>>>>
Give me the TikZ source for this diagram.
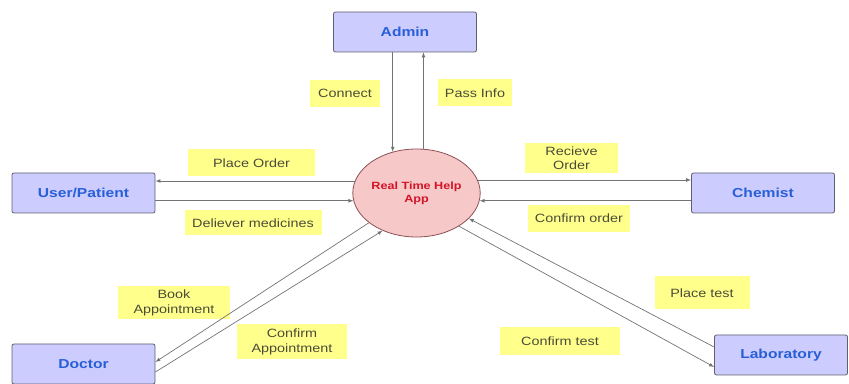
\documentclass[tikz,border=0pt]{standalone}
\usepackage{fontspec}
\setmainfont{Liberation Sans}[FakeStretch=1.2]
\usetikzlibrary{arrows,shapes}

\definecolor{boxfill}{RGB}{204,204,255}
\definecolor{boxline}{RGB}{95,95,110}
\definecolor{boxtext}{RGB}{40,95,215}
\definecolor{hubfill}{RGB}{246,200,200}
\definecolor{hubline}{RGB}{140,80,85}
\definecolor{hubtext}{RGB}{210,20,40}
\definecolor{notefill}{RGB}{255,255,140}
\definecolor{notetext}{RGB}{75,75,55}
\definecolor{linegray}{RGB}{115,115,115}

\begin{document}
\begin{tikzpicture}[x=1pt,y=1pt,
    block/.style={
      draw=boxline,
      fill=boxfill,
      shape=rectangle,
      rounded corners=2pt,
      align=center,
      minimum width=143pt,
      minimum height=40pt,
      text=boxtext,
      font=\fontsize{13}{15}\selectfont\bfseries,
      thick
    },
    hub/.style={
      draw=hubline,
      fill=hubfill,
      shape=ellipse,
      align=center,
      minimum width=123pt,
      minimum height=88pt,
      inner sep=0pt,
      text=hubtext,
      font=\fontsize{10.5}{13}\selectfont\bfseries,
      thick
    },
    note/.style={
      fill=notefill,
      align=center,
      minimum height=27pt,
      inner sep=2pt,
      text=notetext,
      font=\fontsize{12}{14.5}\selectfont
    },
    flow/.style={->,>=latex,draw=linegray,line width=0.7pt}
    ]
    \useasboundingbox (0,0) rectangle (849,383);
    %\draw (0,0) rectangle (849,383);
    \node[hub] (App) at (416.5,190) {Real Time Help\\App};
    \node[block] (Admin) at (405,351) {Admin};
    \node[block] (User) at (83.5,190) {User/Patient};
    \node[block] (Chemist) at (763,190) {Chemist};
    \node[block] (Doctor) at (83.5,19) {Doctor};
    \node[block,minimum width=133pt] (Lab) at (781,28) {Laboratory};

    \node[note,minimum width=70pt] (connect) at (345,289.5) {Connect};
    \node[note,minimum width=74pt] (passinfo) at (475,290) {Pass Info};
    \node[note,minimum width=127pt] (placeorder) at (251.5,220) {Place Order};
    \node[note,minimum width=137pt,minimum height=25pt] (deliver) at (253,160) {Deliever medicines};
    \node[note,minimum width=93pt,minimum height=30pt] (recieve) at (571.5,225) {Recieve\\Order};
    \node[note,minimum width=102pt] (confirmorder) at (579,164.5) {Confirm order};
    \node[note,minimum width=112pt,minimum height=33pt] (book) at (174,80) {Book\\Appointment};
    \node[note,minimum width=110pt,minimum height=35pt] (confirmappt) at (292,41) {Confirm\\Appointment};
    \node[note,minimum width=95pt,minimum height=33pt] (placetest) at (702,90) {Place test};
    \node[note,minimum width=120pt,minimum height=28pt] (confirmtest) at (560,42) {Confirm test};

    %\draw[flow] (Admin) -- (App);
    \draw[flow] (Admin.south -| App.120) -- (App.120);
    \draw[flow] (App.81) -- (App.81 |- Admin.south);
    \draw[flow] (App.169) -- (App.169 -| User.east);
    \draw[flow] (User.east |- App.187) -- (App.187);
    \draw[flow] (App.12) -- (App.12 -| Chemist.west);
    \draw[flow] (Chemist.west |- App.353) -- (App.353);
    \draw[flow] (App.212) -- ([yshift=2pt]Doctor.east);
    \draw[flow] ([yshift=-8pt]Doctor.east) -- (App.228);
    \draw[flow] ([yshift=8pt]Lab.west) -- (App.334);
    \draw[flow] (App.322) -- ([yshift=-12pt]Lab.west);
  \end{tikzpicture}
\end{document}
<<<<
- Short exercise -
Set the data above down again exactly as given, with no pictures.

- Finished exercise -
Give me the TikZ source for this diagram.
\documentclass[tikz,border=0pt]{standalone}
\usepackage{fontspec}
\setmainfont{Liberation Sans}[FakeStretch=1.2]
\usetikzlibrary{arrows,shapes}

\definecolor{boxfill}{RGB}{204,204,255}
\definecolor{boxline}{RGB}{95,95,110}
\definecolor{boxtext}{RGB}{40,95,215}
\definecolor{hubfill}{RGB}{246,200,200}
\definecolor{hubline}{RGB}{140,80,85}
\definecolor{hubtext}{RGB}{210,20,40}
\definecolor{notefill}{RGB}{255,255,140}
\definecolor{notetext}{RGB}{75,75,55}
\definecolor{linegray}{RGB}{115,115,115}

\begin{document}
\begin{tikzpicture}[x=1pt,y=1pt,
    block/.style={
      draw=boxline,
      fill=boxfill,
      shape=rectangle,
      rounded corners=2pt,
      align=center,
      minimum width=143pt,
      minimum height=40pt,
      text=boxtext,
      font=\fontsize{13}{15}\selectfont\bfseries,
      thick
    },
    hub/.style={
      draw=hubline,
      fill=hubfill,
      shape=ellipse,
      align=center,
      minimum width=123pt,
      minimum height=88pt,
      inner sep=0pt,
      text=hubtext,
      font=\fontsize{10.5}{13}\selectfont\bfseries,
      thick
    },
    note/.style={
      fill=notefill,
      align=center,
      minimum height=27pt,
      inner sep=2pt,
      text=notetext,
      font=\fontsize{12}{14.5}\selectfont
    },
    flow/.style={->,>=latex,draw=linegray,line width=0.7pt}
    ]
    \useasboundingbox (0,0) rectangle (849,383);
    %\draw (0,0) rectangle (849,383);
    \node[hub] (App) at (416.5,190) {Real Time Help\\App};
    \node[block] (Admin) at (405,351) {Admin};
    \node[block] (User) at (83.5,190) {User/Patient};
    \node[block] (Chemist) at (763,190) {Chemist};
    \node[block] (Doctor) at (83.5,19) {Doctor};
    \node[block,minimum width=133pt] (Lab) at (781,28) {Laboratory};

    \node[note,minimum width=70pt] (connect) at (345,289.5) {Connect};
    \node[note,minimum width=74pt] (passinfo) at (475,290) {Pass Info};
    \node[note,minimum width=127pt] (placeorder) at (251.5,220) {Place Order};
    \node[note,minimum width=137pt,minimum height=25pt] (deliver) at (253,160) {Deliever medicines};
    \node[note,minimum width=93pt,minimum height=30pt] (recieve) at (571.5,225) {Recieve\\Order};
    \node[note,minimum width=102pt] (confirmorder) at (579,164.5) {Confirm order};
    \node[note,minimum width=112pt,minimum height=33pt] (book) at (174,80) {Book\\Appointment};
    \node[note,minimum width=110pt,minimum height=35pt] (confirmappt) at (292,41) {Confirm\\Appointment};
    \node[note,minimum width=95pt,minimum height=33pt] (placetest) at (702,90) {Place test};
    \node[note,minimum width=120pt,minimum height=28pt] (confirmtest) at (560,42) {Confirm test};

    %\draw[flow] (Admin) -- (App);
    \draw[flow] (Admin.south -| App.120) -- (App.120);
    \draw[flow] (App.81) -- (App.81 |- Admin.south);
    \draw[flow] (App.169) -- (App.169 -| User.east);
    \draw[flow] (User.east |- App.187) -- (App.187);
    \draw[flow] (App.12) -- (App.12 -| Chemist.west);
    \draw[flow] (Chemist.west |- App.353) -- (App.353);
    \draw[flow] (App.212) -- ([yshift=2pt]Doctor.east);
    \draw[flow] ([yshift=-8pt]Doctor.east) -- (App.228);
    \draw[flow] ([yshift=8pt]Lab.west) -- (App.334);
    \draw[flow] (App.322) -- ([yshift=-12pt]Lab.west);
  \end{tikzpicture}
\end{document}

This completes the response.